The campaign tries to get people to think about and share their thoughts on what they would do if they witnessed sexual violence.

“We ask real-life scenarios, we pose people questions in terms of what they would and wouldn’t do in different moments,” said Lalonde.

Lalonde says it’s important to ask these questions and raise awareness on the topic.
“Sexual violence is perpetrated in large part by our silence,” said Lalonde.

She says perpetrators know it’s taboo to talk about and can be embarrassing – and that victims aren’t likely to report the incident. That, says Lalonde, is where they get their power.

“It’s really important to talk about it because you’re taking it out of the shadows. You’re really disempowering the perpetrators and saying ‘You’re not going to get away with this and I’m not going to sit at home and be humiliated by this,’” said Lalonde. “’You should be embarrassed by what you did.’”

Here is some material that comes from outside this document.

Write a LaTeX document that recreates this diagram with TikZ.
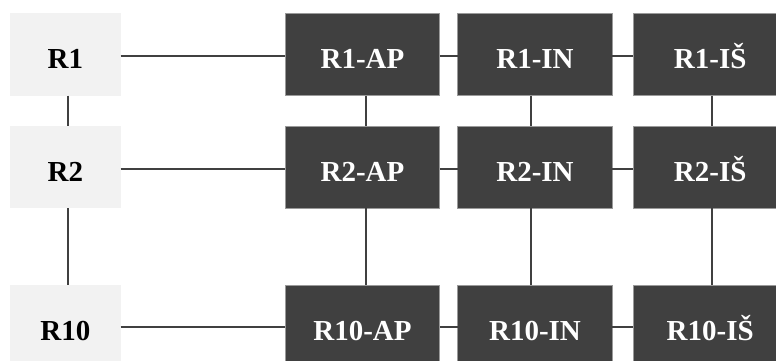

The campaign started in 2011.

“I’ve been working at it for four years and…I’m seeing that it has an impact,” said Lalonde.

That’s not how the first couple of years of the campaign went.

“I would see some blank stares, a lot of people saying ‘That doesn’t really happen here,’ ” she said. “Whereas now I think people are realizing that this is a thing that happens everywhere and a survivor and a victim could be anyone.”

Sheridan student Chelsea Wright says it’s important to start educating people on sexual violence and inform them at a younger age.

“When you’re younger you don’t really think about it, but as you get older you see it,” says the 18-year-old. “You’re exposed to everything and whatever you were taught when you were younger will show how you’re going to deal with these situations.”